Remember this when you are next pressured to buy bottled water, particularly if it is Evian (which just happens to be naïve spelt backwards).

Jon Clarke (Publisher & Editor)

Jon Clarke is a Londoner who worked at the Daily Mail and Mail on Sunday as an investigative journalist before moving permanently to Spain in 2003 where he helped set up the Olive Press. He is the author of three books; Costa Killer, Dining Secrets of Andalucia and My Search for Madeleine.

Do you have a story? Contact newsdesk@theolivepress.es


  1. Whilst I fully accept what Josephine Quintero says with respect to the water in Malaga MAY be true and that her report GENERALLY contains a great deal of valid points I can assure her she most certainly would NOT DARE to venture as far as drinking the tap water in the Campo of Chiclana de la Frontera for TOO long!

  2. My spring water tastes very different to the chlorinated tap water you get. I do not buy this argument at all. I can only assume that you really do not know what real water tastes like. Comparing heavily chlorinated water from taps to natural sourced water is a joke. It has never done me any harm and I don’t know anyone whom it has. If your fortunate to have a natural spring, as on my farm, you have to be careful where it eminates from. If there is no industry or bad things leaching into the surrounding water table then I think it’s fine to drink. I’m no expert on mineral bottled water but I would much rather that than tap water.
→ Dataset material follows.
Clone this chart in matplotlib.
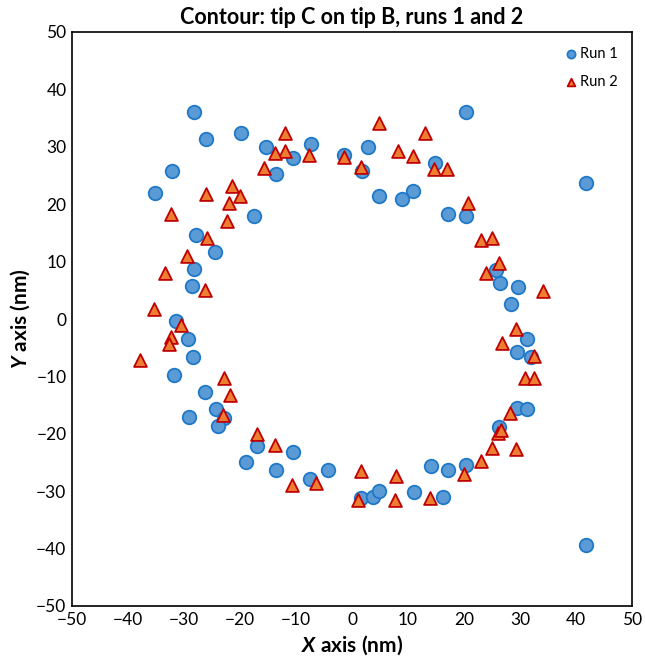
import matplotlib
matplotlib.use("Agg")
import matplotlib.pyplot as plt

plt.rcParams['font.family'] = ['Lato', 'DejaVu Sans']
plt.rcParams['mathtext.fontset'] = 'custom'
plt.rcParams['mathtext.bfit'] = 'Lato:italic:bold'
plt.rcParams['mathtext.bf'] = 'Lato:bold'
plt.rcParams['mathtext.rm'] = 'Lato'

run1_x = [-28.2, -26.1, -19.8, -32.1, -35.2, -17.5, -27.9, -24.5, -28.2, -28.6,
          -31.4, -29.3, -28.4, -31.8, -26.25, -24.3, -22.9, -29.1, -23.9, -17.0,
          -18.9, -10.5, -13.6, -7.5, -4.3, 1.6, 3.75, 4.8, 11.1, 14.1,
          16.25, 17.1, 20.3, 26.2, 29.5, 31.25, 29.5, 32.0, 31.25, 28.4,
          29.6, 26.4, 25.7, 20.4, 17.1, 10.9, 8.9, 4.8, 14.8, 20.4,
          2.9, -1.4, 1.8, -7.3, -10.5, -13.6, -15.4, 41.8, 41.8]
run1_y = [36.1, 31.4, 32.4, 25.8, 22.0, 17.9, 14.6, 11.7, 8.7, 5.7,
          -0.3, -3.5, -6.6, -9.8, -12.7, -15.7, -17.2, -17.1, -18.7, -22.1,
          -24.9, -23.2, -26.3, -27.9, -26.3, -31.2, -31.0, -30.0, -30.1, -25.6,
          -31.0, -26.3, -25.4, -18.8, -15.5, -15.7, -5.7, -6.6, -3.5, 2.6,
          5.6, 6.3, 8.5, 17.9, 18.3, 22.3, 20.9, 21.4, 27.2, 36.1,
          30.0, 28.6, 25.8, 30.5, 28.0, 25.3, 30.0, 23.7, -39.4]

run2_x = [-21.4, -20.0, -22.0, -26.1, -32.3, -22.3, -25.9, -29.5, -33.4, -26.2,
          -35.4, -30.5, -32.3, -32.7, -37.9, -22.9, -21.8, -23.0, -17.0, -13.75,
          -10.7, -6.4, 1.6, 1.1, 7.9, 7.7, 13.9, 20.0, 23.0, 25.0,
          26.0, 26.6, 29.3, 28.2, 30.9, 32.5, 32.5, 26.8, 29.3, 34.1,
          23.9, 26.25, 23.0, 25.0, 20.7, 17.0, 14.6, 13.0, 10.9, 8.2,
          4.8, 1.6, -1.4, -7.7, -12.0, -12.0, -13.75, -15.7]
run2_y = [23.2, 21.4, 20.2, 21.8, 18.3, 17.1, 14.1, 11.0, 8.0, 5.1,
          1.7, -1.0, -3.1, -4.4, -7.1, -10.3, -13.2, -16.7, -20.0, -22.0,
          -28.9, -28.6, -26.5, -31.5, -27.4, -31.5, -31.2, -27.0, -24.7, -22.5,
          -19.9, -19.3, -22.6, -16.4, -10.3, -10.3, -6.4, -4.2, -1.7, 4.9,
          8.0, 9.8, 13.8, 14.1, 20.2, 26.1, 26.1, 32.4, 28.4, 29.3,
          34.1, 26.5, 28.2, 28.6, 32.4, 29.3, 28.9, 26.3]

x_ticks = [-50, -40, -30, -20, -10, 0, 10, 20, 30, 40, 50]
y_ticks = [-50, -40, -30, -20, -10, 0, 10, 20, 30, 40, 50]

fig = plt.figure(figsize=(6.45, 6.68), dpi=100)
ax = fig.add_axes([72/645, 62/668, 560/645, 574/668])

ax.scatter(run1_x, run1_y, s=95, marker='o', facecolor='#5B9BD5',
           edgecolor='#1F78C8', linewidth=1.3, label='Run 1', zorder=3)
ax.scatter(run2_x, run2_y, s=85, marker='^', facecolor='#ED7D31',
           edgecolor='#C00000', linewidth=1.3, label='Run 2', zorder=4)

ax.set_xlim(-50, 50)
ax.set_ylim(-50, 50)
ax.set_xticks(x_ticks)
ax.set_yticks(y_ticks)
ax.tick_params(length=0, labelsize=12.5, pad=4)
for sp in ax.spines.values():
    sp.set_linewidth(1.2)
    sp.set_color('black')

ax.set_title('Contour: tip C on tip B, runs 1 and 2', fontsize=15.5,
             fontweight='bold', pad=6)
ax.set_xlabel(r'$\mathbfit{X}$ axis (nm)', fontsize=15, fontweight='bold', labelpad=4)
ax.set_ylabel(r'$\mathbfit{Y}$ axis (nm)', fontsize=15, fontweight='bold', labelpad=3)

leg = ax.legend(loc='upper right', frameon=False, fontsize=10.5, markerscale=0.6,
                handletextpad=0.1, labelspacing=1.0, borderaxespad=0.6,
                handlelength=1.0)

fig.savefig('out.png', dpi=100)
I do appreciate however that it is overly priced.

  3. I wasn’t talking about taste, I was talking about “source”, if you re-read the post properly, Mike. I did not mention tap water at all, you did.

    You need to do a bit more investigation of your own – don’t blindly believe what large conglomerates tell you. They’d tell you it was found on the moon and people would still believe it, such is the laziness of the population who are brainwashed by their TV nowadays. I’m not one of them lol.

  4. “In most cases tap water also adheres to stricter purity standards than bottled water”.
    That is so true. However, in Coín the water tastes awful (at least in our block of flats) so a nice BRITA filter does the trick.
    “If you are worried about chlorine…all traces disappear if the container is simply left uncovered in the fridge for 24 hours.”
    Now this I didn’t know. I’ll try it out when I get home.
    Thanks for the interesting article.

  5. If i had my own restaurant,i will not serve tap water to someone like u. U have to order only what it’s in the menu. I’ve never saw tap water in a menu in a restaurant or a bar. I think u’re really stingy(tight) if u asked for tap water. I really don’t understand people like u. Stay home! eat home and drink u’re tap water,it will be much cheaper. And why u post Evian? They had this water in that restaurant? Ok,if u order some other drinks and in the end u want a small glass with tap water i think they will bring it to u ,but u can’t just go to a restaurant and order tap water. No one forced u to go to that restaurant,but once u got in,u got to accept their rules and pay how much they ask. Like i said before,if u don’t like it,u don’t go to a restaurant,u stay home. And now to go back to Evian. Spelled backwards means Naive only in english. In my language and many others don’t mean nothing. Dis u knew that the name Evian it’s from a small city named Évian-les-Bains or Évian situated in south-east of France?!?!? This have nothing to do with u’re Naive word. There are more others which are more expensive the Evian. And one more last thing,no one force u to buy it. If u want to write an interesting article ,write about the level of NO2 and NO3 from so many bottled waters and tap water too. Did u knew that many waters are not good to prepare babies milk ???? Tap water makes part from these waters too. U have to boiled first and then prepare the milk. But u knew also that the NO3 and NO2 don’t evaporate like some minerals??? After boiling,the concentration remain the same. For a baby it have to be lower then 10 mg/l and for an adult 25 mg/l. So think before u drink tap water.